The United States is aware of the enormous power of the digital economy. To maximize the United States’ profit potential in this area, the country’s trade negotiators are playing a clever game.
U.S. trade negotiators playing strip poker…
Their goal is to expand the global dominance of their data platforms such as Meta, Google, Amazon and Apple, by seeking to remove any conceivable restraints to maximizing their global revenue potential.
To that end, they are keen to move even legitimate competition, innovation, civic and other constitutional concerns out of way by means of a trade agreement that is preferably unilaterally imposed.
… but through the back door
To distract attention from this ultimate negotiating goal, their first move of U.S. trade negotiators is to offer their European trading partners small concessions in areas such as cars and agriculture.
As a second move, they routinely insert seemingly innocuous clauses into trade agreements that aim to further consolidate the dominance of U.S. technology giants.
In one agreement after another, including the Economic Prosperity Deal between the United States and the UK and the trade agreement with Mexico and Canada, Washington is inserting provisions on digital trade that sound insignificant at first glance.
In reality, these provisions aim to prohibit, not protect, data localization requirements that are crucial to preserving Europe’s digital sovereignty.
Germany as a U.S. pawn
In pursuing its negotiating strategy, Washington has long relied on the German government as a willing supporter of U.S. efforts to undermine cohesion within the EU.
The American lever in this is Germany’s fixation on maximum protection for the exports of its stagnating automotive industry. Such an obsession can blind a government to the big picture.
That would be a tragedy for Europe. On the one hand, the German automotive industry has made itself a victim through years of self-inflicted strategic mistakes. On the other hand, the long-term economic potential of this industry is rather modest compared to that of the digital economy.
One of the biggest strategic advantages for the U.S. side in this dispute is that Germany, despite being the EU’s largest economy, has long lacked a serious digital agenda at the government level. This also meant that it lacked the strategic depth to carefully weigh up the relevant decision-making factors.
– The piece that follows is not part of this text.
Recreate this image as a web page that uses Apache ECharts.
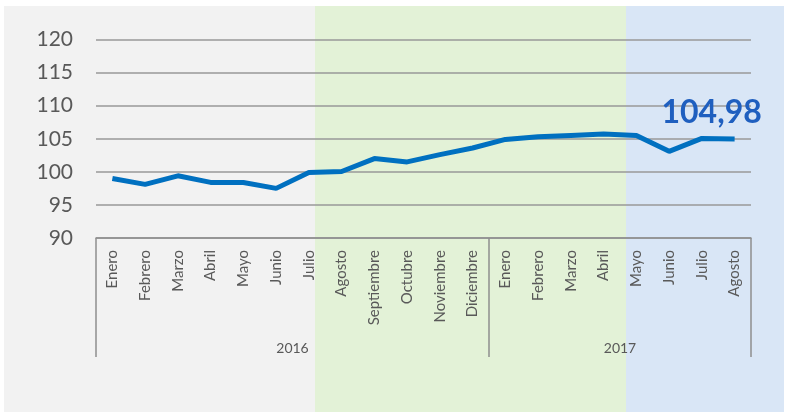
<!DOCTYPE html>
<html>
<head>
<meta charset="utf-8">
<script src="https://cdn.jsdelivr.net/npm/echarts@6/dist/echarts.min.js"></script>
<style>
html,body{margin:0;padding:0;background:#fff;}
#c{width:788px;height:412px;}
</style>
</head>
<body>
<div id="c"></div>
<script>
const months = ['Enero','Febrero','Marzo','Abril','Mayo','Junio','Julio','Agosto','Septiembre','Octubre','Noviembre','Diciembre',
                'Enero','Febrero','Marzo','Abril','Mayo','Junio','Julio','Agosto'];
const values = [99.0, 98.1, 99.4, 98.4, 98.4, 97.5, 99.9, 100.05, 102.0, 101.5, 102.6, 103.6,
                104.9, 105.3, 105.5, 105.7, 105.5, 103.1, 105.05, 104.98];
const years = ['2016', '2017'];
const yearCenters = [6, 16];
const yearBounds = [0, 12, 20];
const yTicks = {min: 90, max: 120, step: 5};

const chart = echarts.init(document.getElementById('c'), null, {renderer: 'canvas'});
const FONT = 'Lato, "Open Sans", sans-serif';
const AXIS_GREY = '#8f8f8f';

const seriesData = values.map((v, i) => i === values.length - 1
  ? {value: v, label: {show: true}}
  : {value: v, label: {show: false}});

chart.setOption({
  animation: false,
  backgroundColor: '#ffffff',
  textStyle: {fontFamily: FONT},
  graphic: [
    {type: 'rect', z: -100, shape: {x: 4, y: 6, width: 311, height: 406}, style: {fill: '#F2F2F2'}},
    {type: 'rect', z: -100, shape: {x: 315, y: 6, width: 311, height: 406}, style: {fill: '#E3F2D7'}},
    {type: 'rect', z: -100, shape: {x: 626, y: 6, width: 158, height: 406}, style: {fill: '#D9E6F6'}}
  ],
  grid: {left: 96, right: 37, top: 39.5, bottom: 174, containLabel: false},
  xAxis: [
    {
      type: 'category',
      data: months,
      boundaryGap: true,
      axisLine: {show: true, lineStyle: {color: AXIS_GREY, width: 1.5}},
      axisTick: {show: false},
      axisLabel: {interval: 0, rotate: 90, fontSize: 15, color: '#595959', margin: 12, fontFamily: FONT},
      splitLine: {show: false}
    },
    {
      type: 'value',
      position: 'bottom',
      min: 0, max: 20,
      axisLine: {show: false},
      axisTick: {show: true, customValues: yearBounds, length: 119, lineStyle: {color: AXIS_GREY, width: 1.5}},
      axisLabel: {show: true, customValues: yearCenters, margin: 103, fontSize: 14, color: '#595959', fontFamily: FONT,
        formatter: v => years[yearCenters.indexOf(v)] || ''},
      splitLine: {show: false}
    }
  ],
  yAxis: {
    type: 'value',
    min: yTicks.min, max: yTicks.max, interval: yTicks.step,
    axisLine: {show: false},
    axisTick: {show: false},
    axisLabel: {fontSize: 21, color: '#595959', margin: 23, fontFamily: FONT},
    splitLine: {show: true, lineStyle: {color: '#999999', width: 1.5}}
  },
  series: [{
    type: 'line',
    data: seriesData,
    xAxisIndex: 0,
    symbol: 'circle',
    symbolSize: 0,
    showSymbol: true,
    lineStyle: {color: '#0070C0', width: 5},
    itemStyle: {color: '#0070C0'},
    label: {
      position: 'inside',
      offset: [-23, -26],
      fontSize: 32,
      fontWeight: 'bold',
      color: '#1F5FBF',
      fontFamily: FONT,
      formatter: p => p.value.toFixed(2).replace('.', ',')
    },
    z: 5
  }]
});
</script>
</body>
</html>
Protecting Europe’s digital sovereignty
No one should be willing to sell Europe’s digital future for a few tariff concessions on car exports. Not to mention the consequences for the already greatly reduced sovereignty of European citizens.
This could drag the whole of Europe down with it into the abyss. Given the extremely aggressive stance of U.S. trade policy under Donald Trump, there is no doubt whatsoever that this would lead to an unacceptable undermining of the rule of law.
We Europeans would risk losing the ability to regulate our own data, tax digital services or build our own tech champions. It is a loss of sovereignty hidden in the fine print.
If Berlin were willing to play off Europe’s digital future against the interests of the German automotive industry, it would risk another Nord Stream 2 disaster. It would be an agreement that enshrines dependence, this time not on Russian gas, but on American technology.
Donald Trump’s wake-up call
Fortunately for everyone concerned about these issues, Donald Trump recently sent an unmistakable wake-up call not only to all Europeans, but the entire world.
He categorically stated on Truth Social that digital taxes, digital services laws and digital market regulations are all aimed at harming or discriminating against American technology and that he intends to impose tariffs and export restrictions on any countries that seek to do so.
Given Trump’s tendency to unilaterally change the terms of any trade agreement he has signed, at his own discretion and whenever he sees fit, it is simply not wise for Europe to give up fundamentally important digital rights in exchange for what may very well turn out to be only temporary concessions on industrial goods.
Why Europe must say no
If EU members want to maintain the hope that Europe can set its own rules in the age of AI and data-driven power, all EU members must oppose such an undertaking.
Giving in on this issue would have several negative consequences. It would make the EU even more dependent on U.S. platforms, undermine its already weakened potential to act as a global standard-setter and further weaken its ability to defend itself against the dominance of digital platform monopolies.
To maintain its leeway, Europe does not need to withdraw from trade with the United States. It must demand the right kind of agreement – and not one that takes away its freedom to regulate or levy taxes on business operations conducted inside the EU.
Fortunately, thanks to Trump’s wake-up call, which exposed the “stealth maneuver” of his negotiators, the position of the German government is also becoming smarter, as became clear at the recent Franco-German summit.
Europe has influence
If Washington refuses a sensible compromise, Europe also has influence. The United States has a large service surplus with the EU. And intellectual property protection could become a bargaining chip to give the European technology sector room to grow.
However, this will only work if Europe builds a much more integrated single market. The joint ministerial meeting between Germany and France also seems promising in this regard, with the potential to finally achieve significant progress. Yet, intra-EU frictions are pre-programmed.